Question: What is the time limit to file a claim to auto insurance after a collision?
Answer: There are some states that have specific laws or statutes with regards to filing claims while others may allow your insurance policy terms and insurers' guidelines dictate how long you have to place a claim.
If there is no specific statute of limitations by the state to make a claim (or file a lawsuit), then an insurance company has their own internal guidelines that one must follow to place a claim within a prescribed time period. To give you a very generalized time limit for making claims it would normally be required to be done within a year or two for physical damages to a vehicle.
This is also true of how long an insurer has to respond to a claim. Some states have specific time limitations in place while others just say within a reasonable amount of time.
Most all state car insurance contracts contain provisions stating how long you have to file a claim or suit against the company. This is known as a Contractual statute of limitations. If you do not file a claim or a lawsuit within this time period, you may lose all rights to recover for your claim.
For example, your policy may state that you have one year from the date the claim arose (the date the injury or accident occurred), or from the date the claim was filed, or from the date the claim was denied, to file suit.
For example, California has a fair claims settlement regulation in place for consumers. Section 2695.4 notes that every insurer shall disclose first party claimant or beneficiary, all benefits, coverage, time limits or other provision of any insurance policy issued by that insurer that may apply to the claim presented by the claimant. When additional benefits might reasonably be payable under an insured's policy upon receipt of additional proofs of claim, the insurer shall immediately communicate this fact to the insured and cooperate with and assist the insured in determining the extent of the insurer's additional liability.
If no time period is mentioned in the policy, you will need to research your state's laws concerning any applicable legal statutes of limitations.
It is a good idea to file your claim as soon as you can. If you wait to place a claim with your insurance company or a third party claim with another insurer, you may need to explain on why there was the delay. Also the adjuster may want to take a more comprehensive look at your vehicle to make sure no other damage was done after the accident and before the claim was placed.
You should contact your specific insurance carrier's claims department to find out additional details on the time limits there are to make collision claims.
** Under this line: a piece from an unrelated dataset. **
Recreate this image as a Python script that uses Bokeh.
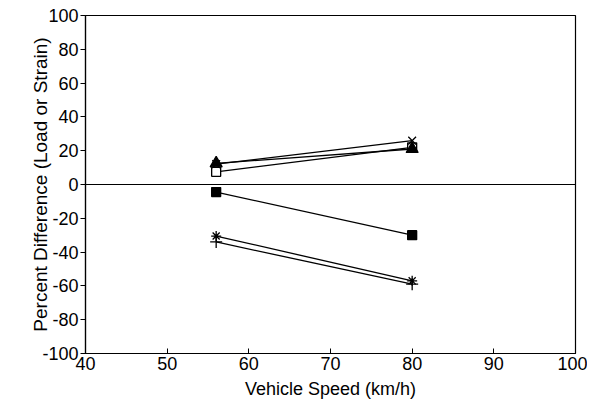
from bokeh.plotting import figure
from bokeh.models import Span, FixedTicker, Range1d
from bokeh.embed import file_html
from bokeh.resources import INLINE

speed = [56, 80]
tri_vals = [12.5, 21]
opensq_vals = [7.5, 22]
x_vals = [12, 26]
fillsq_vals = [-4.5, -30]
aster_vals = [-30.5, -57]
plus_vals = [-34, -59]

x_ticks = [40, 50, 60, 70, 80, 90, 100]
y_ticks = [-100, -80, -60, -40, -20, 0, 20, 40, 60, 80, 100]

FONT = "Liberation Sans"

p = figure(width=587, height=401, output_backend="svg", toolbar_location=None,
           x_range=Range1d(40, 100), y_range=Range1d(-100, 100),
           min_border_left=85, min_border_right=12, min_border_top=15, min_border_bottom=48)
p.xgrid.visible = False
p.ygrid.visible = False
p.outline_line_color = "black"
p.outline_line_width = 1.2
p.background_fill_color = "white"
p.border_fill_color = "white"

p.xaxis.ticker = FixedTicker(ticks=x_ticks)
p.yaxis.ticker = FixedTicker(ticks=y_ticks)
p.yaxis.major_label_overrides = {t: str(t) for t in y_ticks}
p.xaxis.major_label_overrides = {t: str(t) for t in x_ticks}
for ax in (p.xaxis, p.yaxis):
    ax.axis_line_color = "black"
    ax.axis_line_width = 1.2
    ax.major_tick_line_color = "black"
    ax.minor_tick_line_color = None
    ax.major_label_text_font = FONT
    ax.major_label_text_font_size = "18px"
    ax.major_label_text_color = "black"
    ax.axis_label_text_font = FONT
    ax.axis_label_text_font_style = "normal"
    ax.axis_label_text_color = "black"
p.xaxis.major_tick_in = 5
p.xaxis.major_tick_out = 0
p.yaxis.major_tick_in = 0
p.yaxis.major_tick_out = 5
p.xaxis.major_label_standoff = 3
p.yaxis.major_label_standoff = 2
p.xaxis.axis_label = "Vehicle Speed (km/h)"
p.yaxis.axis_label = "Percent Difference (Load or Strain)"
p.xaxis.axis_label_text_font_size = "18px"
p.yaxis.axis_label_text_font_size = "19px"
p.xaxis.axis_label_standoff = 6
p.yaxis.axis_label_standoff = -12

p.add_layout(Span(location=0, dimension="width", line_color="black", line_width=1.2))

series = [
    (opensq_vals, "square", "white", 9),
    (tri_vals, "triangle", "black", 12),
    (x_vals, "x", "black", 11),
    (fillsq_vals, "square", "black", 9),
    (aster_vals, "asterisk", "black", 10),
    (plus_vals, "cross", "black", 12),
]
for vals, marker, fill, size in series:
    p.line(speed, vals, line_color="black", line_width=1.3)
for vals, marker, fill, size in series:
    p.scatter(speed, vals, marker=marker, size=size, fill_color=fill,
              line_color="black", line_width=1.3)

open("out.html", "w").write(file_html(p, INLINE))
As for state laws, you can contact your state insurance regulator for information on any time limits you have to make an auto insurance claim and also on what the laws are regarding time limits for the insurance company to respond to the claim.
For example in New York if your car is damaged or stolen and you have auto collision or comprehensive insurance coverage, you have the right to a prompt and fair settlement from your insurance company, either for the amount of the damages or the actual cash value of the car, whichever is lower. If your car is stolen and subsequently recovered, your insurer must pay for the damage done to the car while it was missing, the cost of towing, any reasonable storage charges, and substitute transportation expenses.
The New York insurance department's Regulation 64 is designed to assure a prompt and fair settlement from your insurance company. This regulation provides the guidelines and time limits within which an insurer must handle any claims you make, under auto collision and comprehensive insurance, and with property damage liability claims you make against another driver.
Under these regulatory standards, in responding to a claim made under the comprehensive or collision coverages of your policy, your auto insurer must do the following:
- inspect the damaged vehicle and make a good faith offer within six business days after receiving notification of the loss, provided that your car is available for inspection. A good faith offer is one that can be backed up with the name of a Department of Motor Vehicles-registered repair shop that will perform the repairs at the insurer's offer;
- promptly give you or your authorized representative a detailed written estimate of the cost of repairs;
- upon your request, identify a conveniently located auto repair shop that will repair your car at the insurance company's
- estimated cost of repair and give you a written guarantee, backed by your insurer, of the work performed; however, you retain the right, pursuant to the Insurance Law, to choose which shop will repair your damaged vehicle;
- pay the actual cash value (retail value plus sales tax), which is subject to depreciation and applicable deductions, if your car is a total loss because it was stolen or damaged beyond repair, or replace it with a substantially similar car, in accordance with governing regulatory standards;
- make payment within five (5) business days after you and the insurer have agreed upon a settlement;
- furnish you with a written explanation of the reasons for delay if your claim has not been settled within 30 days after the date you notified the insurer of the loss.
It is important to not only know the time limits in which to make a claim but your rights under your policy, if making a first party claim. Your insurance regulatory body can tell you more about your consumer rights per state laws.